begin STORED DATA
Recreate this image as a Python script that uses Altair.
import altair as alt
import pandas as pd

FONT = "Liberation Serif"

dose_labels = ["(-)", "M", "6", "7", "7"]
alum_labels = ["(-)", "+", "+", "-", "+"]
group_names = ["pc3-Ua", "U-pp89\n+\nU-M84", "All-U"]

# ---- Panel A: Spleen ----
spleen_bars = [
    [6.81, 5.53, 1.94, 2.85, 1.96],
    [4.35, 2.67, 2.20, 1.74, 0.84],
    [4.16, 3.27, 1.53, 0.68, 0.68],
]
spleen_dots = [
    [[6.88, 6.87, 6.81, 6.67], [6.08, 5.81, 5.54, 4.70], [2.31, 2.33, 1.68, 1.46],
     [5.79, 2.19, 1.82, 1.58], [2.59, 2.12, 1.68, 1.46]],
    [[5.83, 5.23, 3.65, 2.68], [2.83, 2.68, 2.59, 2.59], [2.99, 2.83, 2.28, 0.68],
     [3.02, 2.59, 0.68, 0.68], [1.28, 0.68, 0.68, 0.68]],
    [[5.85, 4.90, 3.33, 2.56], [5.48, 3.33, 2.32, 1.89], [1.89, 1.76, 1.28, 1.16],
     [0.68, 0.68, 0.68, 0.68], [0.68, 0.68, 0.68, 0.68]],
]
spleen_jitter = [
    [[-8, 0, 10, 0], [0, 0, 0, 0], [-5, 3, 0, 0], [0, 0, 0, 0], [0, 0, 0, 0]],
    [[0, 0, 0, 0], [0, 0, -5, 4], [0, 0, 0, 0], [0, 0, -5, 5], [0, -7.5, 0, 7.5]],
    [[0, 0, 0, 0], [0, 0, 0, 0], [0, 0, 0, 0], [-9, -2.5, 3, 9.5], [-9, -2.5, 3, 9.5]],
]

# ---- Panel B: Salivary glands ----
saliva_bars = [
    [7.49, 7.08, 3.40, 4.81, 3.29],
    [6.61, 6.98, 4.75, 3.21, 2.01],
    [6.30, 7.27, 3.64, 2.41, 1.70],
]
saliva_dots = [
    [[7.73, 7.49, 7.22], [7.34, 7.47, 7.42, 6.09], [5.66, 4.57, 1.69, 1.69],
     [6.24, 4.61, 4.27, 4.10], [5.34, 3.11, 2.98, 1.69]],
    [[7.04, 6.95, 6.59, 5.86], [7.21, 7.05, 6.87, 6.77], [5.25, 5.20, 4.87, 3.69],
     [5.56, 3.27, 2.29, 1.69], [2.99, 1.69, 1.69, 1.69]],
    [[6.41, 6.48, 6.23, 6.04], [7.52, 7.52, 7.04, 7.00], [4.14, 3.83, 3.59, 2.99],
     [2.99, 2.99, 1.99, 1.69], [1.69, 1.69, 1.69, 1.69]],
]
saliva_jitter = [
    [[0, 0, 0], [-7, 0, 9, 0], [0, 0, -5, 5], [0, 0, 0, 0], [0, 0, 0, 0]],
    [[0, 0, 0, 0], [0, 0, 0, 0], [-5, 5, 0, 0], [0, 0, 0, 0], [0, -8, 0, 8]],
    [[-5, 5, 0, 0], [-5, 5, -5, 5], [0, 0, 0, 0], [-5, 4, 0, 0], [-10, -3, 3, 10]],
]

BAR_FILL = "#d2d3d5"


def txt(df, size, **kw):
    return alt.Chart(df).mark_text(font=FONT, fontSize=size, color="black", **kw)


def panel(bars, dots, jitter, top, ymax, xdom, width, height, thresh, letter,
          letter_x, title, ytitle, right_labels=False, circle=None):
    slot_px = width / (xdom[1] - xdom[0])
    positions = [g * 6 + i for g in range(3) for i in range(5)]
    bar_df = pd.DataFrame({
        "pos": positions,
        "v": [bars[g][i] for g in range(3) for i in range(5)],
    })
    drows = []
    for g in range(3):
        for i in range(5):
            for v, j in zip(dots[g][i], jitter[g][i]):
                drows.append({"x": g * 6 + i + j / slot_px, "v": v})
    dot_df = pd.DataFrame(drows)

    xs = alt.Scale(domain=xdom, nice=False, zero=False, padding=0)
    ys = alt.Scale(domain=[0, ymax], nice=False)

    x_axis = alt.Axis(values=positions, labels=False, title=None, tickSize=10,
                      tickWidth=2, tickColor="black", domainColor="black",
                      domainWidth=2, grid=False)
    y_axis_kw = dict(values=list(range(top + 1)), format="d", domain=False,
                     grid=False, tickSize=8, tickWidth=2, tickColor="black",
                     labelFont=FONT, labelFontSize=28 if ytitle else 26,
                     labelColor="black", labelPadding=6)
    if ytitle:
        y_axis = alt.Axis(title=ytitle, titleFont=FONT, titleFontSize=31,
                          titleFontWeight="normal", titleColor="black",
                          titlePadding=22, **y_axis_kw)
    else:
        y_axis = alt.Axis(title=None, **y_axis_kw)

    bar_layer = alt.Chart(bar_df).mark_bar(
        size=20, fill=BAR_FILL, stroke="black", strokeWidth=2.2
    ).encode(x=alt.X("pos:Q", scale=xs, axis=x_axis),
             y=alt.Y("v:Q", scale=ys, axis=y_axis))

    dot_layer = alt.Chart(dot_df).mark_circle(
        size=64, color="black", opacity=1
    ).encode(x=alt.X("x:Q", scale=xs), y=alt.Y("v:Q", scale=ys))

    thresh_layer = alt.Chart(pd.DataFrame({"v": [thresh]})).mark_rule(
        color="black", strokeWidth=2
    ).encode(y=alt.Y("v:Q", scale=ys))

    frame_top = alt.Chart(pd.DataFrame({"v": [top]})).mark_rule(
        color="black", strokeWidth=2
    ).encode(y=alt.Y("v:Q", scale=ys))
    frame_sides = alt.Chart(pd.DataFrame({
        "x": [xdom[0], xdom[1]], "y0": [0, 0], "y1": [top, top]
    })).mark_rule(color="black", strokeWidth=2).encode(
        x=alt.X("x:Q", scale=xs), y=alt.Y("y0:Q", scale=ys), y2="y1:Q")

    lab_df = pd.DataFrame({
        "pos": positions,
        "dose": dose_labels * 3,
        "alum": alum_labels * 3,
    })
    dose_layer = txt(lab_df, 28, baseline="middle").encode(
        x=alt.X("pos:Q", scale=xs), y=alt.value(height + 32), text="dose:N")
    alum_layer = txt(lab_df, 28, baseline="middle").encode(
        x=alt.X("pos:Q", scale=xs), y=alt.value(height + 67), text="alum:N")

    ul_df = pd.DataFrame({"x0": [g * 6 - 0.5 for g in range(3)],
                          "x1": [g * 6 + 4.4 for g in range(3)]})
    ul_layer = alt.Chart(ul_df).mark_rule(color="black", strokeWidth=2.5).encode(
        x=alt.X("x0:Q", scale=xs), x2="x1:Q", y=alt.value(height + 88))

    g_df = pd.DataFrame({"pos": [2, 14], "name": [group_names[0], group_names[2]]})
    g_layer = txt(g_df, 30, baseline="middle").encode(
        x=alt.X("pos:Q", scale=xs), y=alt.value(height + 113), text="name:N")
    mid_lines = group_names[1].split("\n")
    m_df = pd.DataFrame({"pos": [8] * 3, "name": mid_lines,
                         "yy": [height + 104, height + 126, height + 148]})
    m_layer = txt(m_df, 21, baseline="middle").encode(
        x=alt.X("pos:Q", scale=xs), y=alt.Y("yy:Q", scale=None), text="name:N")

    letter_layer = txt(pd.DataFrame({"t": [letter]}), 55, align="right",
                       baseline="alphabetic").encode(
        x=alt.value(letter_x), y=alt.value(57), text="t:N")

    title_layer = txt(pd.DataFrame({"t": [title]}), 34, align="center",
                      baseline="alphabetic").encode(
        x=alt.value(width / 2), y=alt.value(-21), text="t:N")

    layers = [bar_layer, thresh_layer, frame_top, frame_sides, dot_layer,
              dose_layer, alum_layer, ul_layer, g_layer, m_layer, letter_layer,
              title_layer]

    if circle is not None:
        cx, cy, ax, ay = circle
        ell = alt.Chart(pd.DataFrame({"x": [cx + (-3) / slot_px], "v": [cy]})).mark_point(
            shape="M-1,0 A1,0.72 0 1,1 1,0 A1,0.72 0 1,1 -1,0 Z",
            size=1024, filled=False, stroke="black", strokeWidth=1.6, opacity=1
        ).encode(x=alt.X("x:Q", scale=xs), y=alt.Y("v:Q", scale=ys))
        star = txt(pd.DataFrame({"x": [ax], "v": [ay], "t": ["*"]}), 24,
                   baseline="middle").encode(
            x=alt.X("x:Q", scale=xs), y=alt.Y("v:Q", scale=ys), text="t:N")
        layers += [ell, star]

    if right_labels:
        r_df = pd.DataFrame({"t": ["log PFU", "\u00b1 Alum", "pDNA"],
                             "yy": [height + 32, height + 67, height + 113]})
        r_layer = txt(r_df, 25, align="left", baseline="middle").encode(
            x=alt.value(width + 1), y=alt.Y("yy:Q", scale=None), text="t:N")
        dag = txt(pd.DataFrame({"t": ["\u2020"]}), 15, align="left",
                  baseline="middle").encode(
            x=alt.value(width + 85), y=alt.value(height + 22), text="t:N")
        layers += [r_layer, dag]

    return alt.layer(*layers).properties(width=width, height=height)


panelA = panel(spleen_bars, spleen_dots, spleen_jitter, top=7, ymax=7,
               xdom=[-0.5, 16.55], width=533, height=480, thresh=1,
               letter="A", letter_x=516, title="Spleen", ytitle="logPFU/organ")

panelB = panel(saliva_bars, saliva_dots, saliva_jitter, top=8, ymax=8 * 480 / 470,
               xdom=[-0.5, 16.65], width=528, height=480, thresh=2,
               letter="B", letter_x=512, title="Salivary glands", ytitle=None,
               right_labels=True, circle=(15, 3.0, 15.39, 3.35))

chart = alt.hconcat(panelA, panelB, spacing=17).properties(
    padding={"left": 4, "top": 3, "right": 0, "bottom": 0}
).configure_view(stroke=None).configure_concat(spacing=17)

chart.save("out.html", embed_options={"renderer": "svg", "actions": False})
end STORED DATA
begin STORED DATA
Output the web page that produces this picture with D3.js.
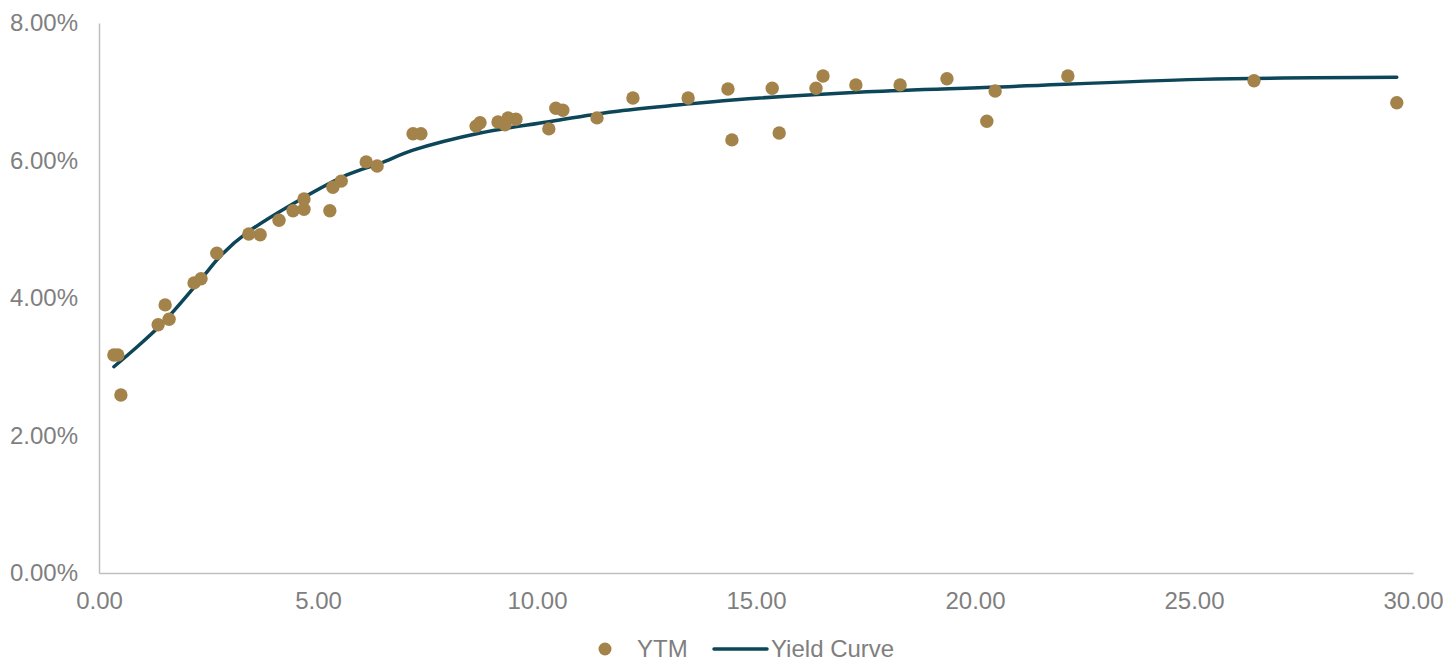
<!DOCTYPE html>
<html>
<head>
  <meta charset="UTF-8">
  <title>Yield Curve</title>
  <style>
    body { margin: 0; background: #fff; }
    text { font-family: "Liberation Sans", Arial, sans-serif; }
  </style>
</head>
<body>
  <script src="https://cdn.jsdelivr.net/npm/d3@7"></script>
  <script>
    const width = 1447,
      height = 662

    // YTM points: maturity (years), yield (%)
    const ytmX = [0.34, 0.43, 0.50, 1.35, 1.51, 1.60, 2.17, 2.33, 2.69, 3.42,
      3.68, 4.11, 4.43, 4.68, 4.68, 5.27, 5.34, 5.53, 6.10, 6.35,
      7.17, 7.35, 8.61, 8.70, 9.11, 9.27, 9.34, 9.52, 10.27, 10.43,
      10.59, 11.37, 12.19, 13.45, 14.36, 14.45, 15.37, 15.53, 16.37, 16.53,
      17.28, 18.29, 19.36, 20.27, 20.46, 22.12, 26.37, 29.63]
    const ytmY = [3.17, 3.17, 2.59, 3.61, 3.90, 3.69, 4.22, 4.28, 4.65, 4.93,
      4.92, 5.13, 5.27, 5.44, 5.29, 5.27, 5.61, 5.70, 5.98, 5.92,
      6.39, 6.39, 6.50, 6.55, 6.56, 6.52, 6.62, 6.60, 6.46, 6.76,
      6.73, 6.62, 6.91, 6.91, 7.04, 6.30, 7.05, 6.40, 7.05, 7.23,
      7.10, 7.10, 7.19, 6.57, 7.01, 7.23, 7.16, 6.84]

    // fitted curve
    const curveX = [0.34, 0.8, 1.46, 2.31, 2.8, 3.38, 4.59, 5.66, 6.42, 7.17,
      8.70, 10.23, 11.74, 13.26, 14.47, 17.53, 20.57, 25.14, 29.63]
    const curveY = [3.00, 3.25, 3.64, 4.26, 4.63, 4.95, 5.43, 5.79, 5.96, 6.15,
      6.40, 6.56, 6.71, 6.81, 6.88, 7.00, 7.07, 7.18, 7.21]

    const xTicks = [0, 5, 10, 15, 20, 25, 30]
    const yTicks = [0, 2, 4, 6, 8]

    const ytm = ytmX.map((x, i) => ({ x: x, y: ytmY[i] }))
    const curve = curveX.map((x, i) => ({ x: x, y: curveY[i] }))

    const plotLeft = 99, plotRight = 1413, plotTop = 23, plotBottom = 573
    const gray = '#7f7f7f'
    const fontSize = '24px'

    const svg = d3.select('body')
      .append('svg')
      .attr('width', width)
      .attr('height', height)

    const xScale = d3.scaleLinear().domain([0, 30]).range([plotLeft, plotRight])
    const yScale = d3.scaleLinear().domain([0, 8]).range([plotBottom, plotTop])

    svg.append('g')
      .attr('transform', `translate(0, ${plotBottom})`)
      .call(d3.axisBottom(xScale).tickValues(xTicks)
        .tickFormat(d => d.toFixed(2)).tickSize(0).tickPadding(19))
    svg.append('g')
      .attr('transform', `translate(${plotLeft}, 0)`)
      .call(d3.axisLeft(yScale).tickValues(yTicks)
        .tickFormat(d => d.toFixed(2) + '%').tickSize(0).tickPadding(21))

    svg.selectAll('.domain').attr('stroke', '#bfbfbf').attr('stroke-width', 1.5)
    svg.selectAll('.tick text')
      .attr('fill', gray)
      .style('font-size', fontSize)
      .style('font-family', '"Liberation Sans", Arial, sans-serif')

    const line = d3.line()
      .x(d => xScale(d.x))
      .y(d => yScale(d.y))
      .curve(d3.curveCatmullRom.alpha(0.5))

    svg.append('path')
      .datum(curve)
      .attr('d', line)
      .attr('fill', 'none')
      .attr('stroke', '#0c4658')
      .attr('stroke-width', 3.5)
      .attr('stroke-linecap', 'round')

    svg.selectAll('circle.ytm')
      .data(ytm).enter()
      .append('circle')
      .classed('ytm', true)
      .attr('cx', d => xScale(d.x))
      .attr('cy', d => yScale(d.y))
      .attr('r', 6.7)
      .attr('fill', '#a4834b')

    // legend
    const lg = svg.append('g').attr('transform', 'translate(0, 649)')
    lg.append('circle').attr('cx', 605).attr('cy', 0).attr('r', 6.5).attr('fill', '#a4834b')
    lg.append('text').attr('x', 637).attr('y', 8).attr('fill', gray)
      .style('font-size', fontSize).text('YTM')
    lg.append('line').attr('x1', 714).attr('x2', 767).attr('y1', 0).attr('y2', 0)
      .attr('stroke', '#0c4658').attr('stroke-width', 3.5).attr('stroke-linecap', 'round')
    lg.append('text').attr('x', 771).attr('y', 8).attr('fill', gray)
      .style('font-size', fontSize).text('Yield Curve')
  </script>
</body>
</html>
end STORED DATA
• WHAT YOU WILL DO
Omit all pictures and repeat exactly the lines from the one containing "Output the web" through the one containing "height = 662", ends included, with nothing added.

• TASK ANSWER
Output the web page that produces this picture with D3.js.
<!DOCTYPE html>
<html>
<head>
  <meta charset="UTF-8">
  <title>Yield Curve</title>
  <style>
    body { margin: 0; background: #fff; }
    text { font-family: "Liberation Sans", Arial, sans-serif; }
  </style>
</head>
<body>
  <script src="https://cdn.jsdelivr.net/npm/d3@7"></script>
  <script>
    const width = 1447,
      height = 662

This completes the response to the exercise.